Austin’s Heat Attracts Big Investors
- Nov 09, 2012
It may not have the cachet of New York City or Washington, D.C., but the Austin office market has remained a hot one for investors. Nonetheless, they did a double take when Thomas Properties Group Inc. and California State Teachers’ Retirement System announced they had partnered on the acquisition of a 3 million-square-foot portfolio in the city. The joint venture, TPG/CalSTRS Austin L.L.C., bought the assets from a JV led by Lehman Brothers Holdings Inc. in a transaction valued at $859 million, including the assumption of $626 million in existing debt.
Five of the assets are located downtown, including the 535,000-square-foot Frost Bank Tower, which, with its striking architecture, is known by sight to a great percentage of Austin dwellers. The other downtown assets are the approximately 454,200-square-foot tower at 300 W. Sixth St.; the 504,000-square-foot One American Center; San Jacinto Center, offering 410,200 square feet; and One Congress Plaza, a 518,400-square-foot high-rise. Those are just the downtown digs; three suburban properties in Northwest Austin round out the collection. The 175,500-square-foot Westech 360 is part of the group that sits outside the central business district, as are Park Centre and Great Hills Plaza, featuring a respective 203,200 and 139,300 square feet of premier office space.
TPG and CalSTRS are not new to the charms of the Austin office market. Operating jointly as TPG/CalSTRS L.L.C., they had owned a 25 percent interest in the office properties since 2007 as part of TPG-Austin Portfolio Syndication Partners, a venture in which Lehman Brothers Holdings Inc. held a 50 percent share and an offshore sovereign wealth fund owned the remaining 25 percent stake.
Madison International Realty has an eye on the city, and to that end entered into an agreement for an affiliate to acquire a one-third interest in the TPG subsidiary that owns the interest in TPG/CalSTRS Austin.

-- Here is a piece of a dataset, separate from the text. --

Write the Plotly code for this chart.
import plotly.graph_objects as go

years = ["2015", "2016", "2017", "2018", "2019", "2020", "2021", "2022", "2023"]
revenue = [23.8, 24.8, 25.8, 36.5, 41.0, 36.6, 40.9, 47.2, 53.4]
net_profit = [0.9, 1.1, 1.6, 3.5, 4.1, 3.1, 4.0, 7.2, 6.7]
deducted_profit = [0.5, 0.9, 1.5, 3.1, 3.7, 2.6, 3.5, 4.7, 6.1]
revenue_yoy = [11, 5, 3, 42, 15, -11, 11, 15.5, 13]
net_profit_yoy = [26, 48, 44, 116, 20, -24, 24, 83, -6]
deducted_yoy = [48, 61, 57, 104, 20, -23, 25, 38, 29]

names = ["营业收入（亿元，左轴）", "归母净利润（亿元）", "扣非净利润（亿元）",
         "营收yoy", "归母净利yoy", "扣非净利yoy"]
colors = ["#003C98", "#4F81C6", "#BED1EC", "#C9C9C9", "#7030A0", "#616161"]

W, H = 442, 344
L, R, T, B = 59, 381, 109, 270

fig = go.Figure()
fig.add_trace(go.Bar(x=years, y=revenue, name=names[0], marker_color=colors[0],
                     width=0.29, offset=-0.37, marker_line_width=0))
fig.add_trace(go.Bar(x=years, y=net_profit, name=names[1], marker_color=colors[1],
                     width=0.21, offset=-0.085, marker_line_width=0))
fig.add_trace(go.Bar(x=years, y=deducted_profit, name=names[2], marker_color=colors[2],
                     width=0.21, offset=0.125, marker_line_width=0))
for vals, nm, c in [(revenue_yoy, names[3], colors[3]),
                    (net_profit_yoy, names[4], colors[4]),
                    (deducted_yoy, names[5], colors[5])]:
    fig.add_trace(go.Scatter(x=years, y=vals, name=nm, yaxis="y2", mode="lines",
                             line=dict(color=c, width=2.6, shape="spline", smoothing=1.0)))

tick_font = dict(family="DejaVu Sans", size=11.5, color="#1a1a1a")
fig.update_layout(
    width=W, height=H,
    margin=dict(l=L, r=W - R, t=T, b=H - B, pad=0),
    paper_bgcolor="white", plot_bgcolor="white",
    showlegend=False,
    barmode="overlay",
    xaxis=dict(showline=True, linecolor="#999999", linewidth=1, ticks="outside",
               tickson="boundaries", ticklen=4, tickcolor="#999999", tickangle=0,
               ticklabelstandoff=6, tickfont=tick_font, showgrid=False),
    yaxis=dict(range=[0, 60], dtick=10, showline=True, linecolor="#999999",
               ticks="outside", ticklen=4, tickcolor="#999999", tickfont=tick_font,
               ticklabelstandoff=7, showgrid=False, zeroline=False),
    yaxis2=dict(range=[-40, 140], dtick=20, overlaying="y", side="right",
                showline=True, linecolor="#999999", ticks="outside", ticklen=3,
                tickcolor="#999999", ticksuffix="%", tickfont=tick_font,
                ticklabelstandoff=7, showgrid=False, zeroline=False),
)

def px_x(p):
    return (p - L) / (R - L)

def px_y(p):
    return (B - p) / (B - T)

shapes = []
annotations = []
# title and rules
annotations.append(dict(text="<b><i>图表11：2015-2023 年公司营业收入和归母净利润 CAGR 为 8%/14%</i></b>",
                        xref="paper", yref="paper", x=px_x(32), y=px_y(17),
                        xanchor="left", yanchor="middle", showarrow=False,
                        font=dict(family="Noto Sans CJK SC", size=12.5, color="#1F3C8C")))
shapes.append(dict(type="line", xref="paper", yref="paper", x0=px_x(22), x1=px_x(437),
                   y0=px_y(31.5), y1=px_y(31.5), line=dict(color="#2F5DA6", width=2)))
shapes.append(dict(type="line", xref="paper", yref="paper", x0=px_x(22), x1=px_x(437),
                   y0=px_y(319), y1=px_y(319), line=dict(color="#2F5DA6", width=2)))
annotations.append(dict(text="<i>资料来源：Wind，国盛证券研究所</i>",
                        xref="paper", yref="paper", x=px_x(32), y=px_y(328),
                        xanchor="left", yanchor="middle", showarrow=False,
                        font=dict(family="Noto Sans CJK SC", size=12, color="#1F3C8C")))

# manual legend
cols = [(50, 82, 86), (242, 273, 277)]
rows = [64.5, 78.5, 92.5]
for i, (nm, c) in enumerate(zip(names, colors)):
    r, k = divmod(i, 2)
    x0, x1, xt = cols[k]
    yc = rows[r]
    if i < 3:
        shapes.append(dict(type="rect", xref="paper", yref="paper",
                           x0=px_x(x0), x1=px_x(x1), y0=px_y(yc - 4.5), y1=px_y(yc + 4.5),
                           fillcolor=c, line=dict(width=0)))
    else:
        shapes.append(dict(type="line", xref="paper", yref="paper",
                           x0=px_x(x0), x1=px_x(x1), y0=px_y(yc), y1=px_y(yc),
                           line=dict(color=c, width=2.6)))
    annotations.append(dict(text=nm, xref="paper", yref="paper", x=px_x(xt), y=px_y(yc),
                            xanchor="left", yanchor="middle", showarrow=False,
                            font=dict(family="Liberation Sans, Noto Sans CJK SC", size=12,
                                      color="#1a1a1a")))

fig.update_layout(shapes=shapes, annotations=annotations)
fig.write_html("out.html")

“The properties represent an opportunity to invest in a demographically compelling market with low labor costs, job growth and office market absorption,” Ronald Dickerman, founder & president of Madison, told Commercial Property Executive. Unemployment dropped to 5.9 percent in August, compared to 7 percent for the state of Texas and 8.2 for the United States, according to the U.S. Bureau of Labor Statistics. And Jones Lang LaSalle Inc. lists the office vacancy rate at 15.2 percent in metropolitan Austin in the third quarter, a notable decline from the 20.2 percent vacancy rate in the third quarter of 2011.
“It’s just such a desirable place to live, so for several years now you have had more mid-level and smaller companies that continue to want to relocate, and I think it’s employee driven as much as it is company driven,” observed Brian Cheek, managing director with Newmark Grubb Knight Frank. “People want to be there.”